— Collected material —
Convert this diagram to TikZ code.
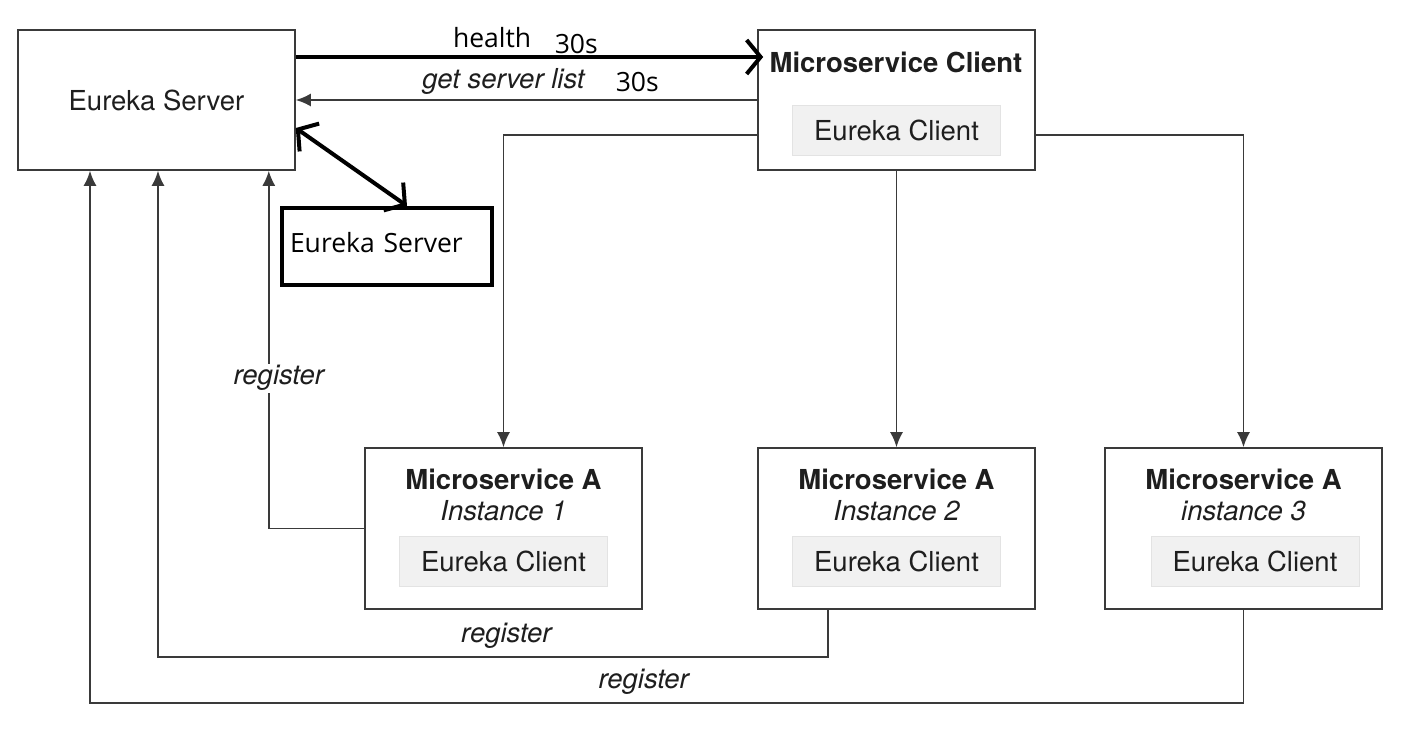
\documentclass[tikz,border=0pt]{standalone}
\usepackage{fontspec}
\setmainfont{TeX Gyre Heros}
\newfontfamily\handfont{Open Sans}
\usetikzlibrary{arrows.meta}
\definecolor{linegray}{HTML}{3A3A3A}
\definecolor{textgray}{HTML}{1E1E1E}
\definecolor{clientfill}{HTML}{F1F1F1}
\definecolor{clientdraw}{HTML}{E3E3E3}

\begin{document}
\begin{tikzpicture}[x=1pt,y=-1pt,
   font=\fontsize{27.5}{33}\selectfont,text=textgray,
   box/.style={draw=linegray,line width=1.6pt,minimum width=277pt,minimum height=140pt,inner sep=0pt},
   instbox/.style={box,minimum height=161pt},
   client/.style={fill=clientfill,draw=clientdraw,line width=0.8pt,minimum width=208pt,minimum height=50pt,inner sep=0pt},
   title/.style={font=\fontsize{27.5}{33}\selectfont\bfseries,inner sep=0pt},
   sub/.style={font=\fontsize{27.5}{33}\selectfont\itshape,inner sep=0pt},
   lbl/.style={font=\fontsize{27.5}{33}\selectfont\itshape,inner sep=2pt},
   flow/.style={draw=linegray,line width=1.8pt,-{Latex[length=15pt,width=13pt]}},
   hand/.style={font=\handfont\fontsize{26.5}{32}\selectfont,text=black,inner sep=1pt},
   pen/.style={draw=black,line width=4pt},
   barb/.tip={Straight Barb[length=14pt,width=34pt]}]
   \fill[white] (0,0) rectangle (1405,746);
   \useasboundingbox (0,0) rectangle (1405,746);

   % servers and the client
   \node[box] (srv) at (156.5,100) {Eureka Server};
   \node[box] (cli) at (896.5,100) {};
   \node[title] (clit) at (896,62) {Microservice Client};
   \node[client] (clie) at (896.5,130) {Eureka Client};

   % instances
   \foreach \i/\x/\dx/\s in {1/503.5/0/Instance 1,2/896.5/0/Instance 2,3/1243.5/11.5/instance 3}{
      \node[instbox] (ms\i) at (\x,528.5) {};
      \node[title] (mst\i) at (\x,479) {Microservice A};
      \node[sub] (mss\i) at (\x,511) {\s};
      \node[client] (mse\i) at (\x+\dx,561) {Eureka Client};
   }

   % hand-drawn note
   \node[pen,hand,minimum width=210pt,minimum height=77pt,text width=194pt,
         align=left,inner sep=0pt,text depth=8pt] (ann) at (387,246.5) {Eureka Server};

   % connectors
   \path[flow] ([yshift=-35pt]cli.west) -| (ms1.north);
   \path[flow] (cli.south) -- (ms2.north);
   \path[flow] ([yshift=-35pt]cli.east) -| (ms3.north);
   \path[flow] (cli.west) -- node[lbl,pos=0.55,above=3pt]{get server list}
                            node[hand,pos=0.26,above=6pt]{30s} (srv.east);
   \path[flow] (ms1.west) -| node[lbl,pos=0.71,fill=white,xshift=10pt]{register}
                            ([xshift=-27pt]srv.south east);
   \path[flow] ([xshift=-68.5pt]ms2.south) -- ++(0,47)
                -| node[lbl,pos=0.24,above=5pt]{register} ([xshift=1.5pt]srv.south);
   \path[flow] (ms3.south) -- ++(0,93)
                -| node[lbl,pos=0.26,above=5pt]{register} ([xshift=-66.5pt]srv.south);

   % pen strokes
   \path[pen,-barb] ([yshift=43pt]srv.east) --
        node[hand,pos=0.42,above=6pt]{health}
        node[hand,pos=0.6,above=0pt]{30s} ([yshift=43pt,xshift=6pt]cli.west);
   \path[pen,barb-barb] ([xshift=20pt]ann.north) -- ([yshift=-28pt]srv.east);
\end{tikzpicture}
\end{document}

— Problem to solve —
Pictures stay out. Print the data exactly, from its first line through the line containing "align=left,inner sep=0pt,text depth=8pt]".

— Written response —
Convert this diagram to TikZ code.
\documentclass[tikz,border=0pt]{standalone}
\usepackage{fontspec}
\setmainfont{TeX Gyre Heros}
\newfontfamily\handfont{Open Sans}
\usetikzlibrary{arrows.meta}
\definecolor{linegray}{HTML}{3A3A3A}
\definecolor{textgray}{HTML}{1E1E1E}
\definecolor{clientfill}{HTML}{F1F1F1}
\definecolor{clientdraw}{HTML}{E3E3E3}

\begin{document}
\begin{tikzpicture}[x=1pt,y=-1pt,
   font=\fontsize{27.5}{33}\selectfont,text=textgray,
   box/.style={draw=linegray,line width=1.6pt,minimum width=277pt,minimum height=140pt,inner sep=0pt},
   instbox/.style={box,minimum height=161pt},
   client/.style={fill=clientfill,draw=clientdraw,line width=0.8pt,minimum width=208pt,minimum height=50pt,inner sep=0pt},
   title/.style={font=\fontsize{27.5}{33}\selectfont\bfseries,inner sep=0pt},
   sub/.style={font=\fontsize{27.5}{33}\selectfont\itshape,inner sep=0pt},
   lbl/.style={font=\fontsize{27.5}{33}\selectfont\itshape,inner sep=2pt},
   flow/.style={draw=linegray,line width=1.8pt,-{Latex[length=15pt,width=13pt]}},
   hand/.style={font=\handfont\fontsize{26.5}{32}\selectfont,text=black,inner sep=1pt},
   pen/.style={draw=black,line width=4pt},
   barb/.tip={Straight Barb[length=14pt,width=34pt]}]
   \fill[white] (0,0) rectangle (1405,746);
   \useasboundingbox (0,0) rectangle (1405,746);

   % servers and the client
   \node[box] (srv) at (156.5,100) {Eureka Server};
   \node[box] (cli) at (896.5,100) {};
   \node[title] (clit) at (896,62) {Microservice Client};
   \node[client] (clie) at (896.5,130) {Eureka Client};

   % instances
   \foreach \i/\x/\dx/\s in {1/503.5/0/Instance 1,2/896.5/0/Instance 2,3/1243.5/11.5/instance 3}{
      \node[instbox] (ms\i) at (\x,528.5) {};
      \node[title] (mst\i) at (\x,479) {Microservice A};
      \node[sub] (mss\i) at (\x,511) {\s};
      \node[client] (mse\i) at (\x+\dx,561) {Eureka Client};
   }

   % hand-drawn note
   \node[pen,hand,minimum width=210pt,minimum height=77pt,text width=194pt,
         align=left,inner sep=0pt,text depth=8pt] (ann) at (387,246.5) {Eureka Server};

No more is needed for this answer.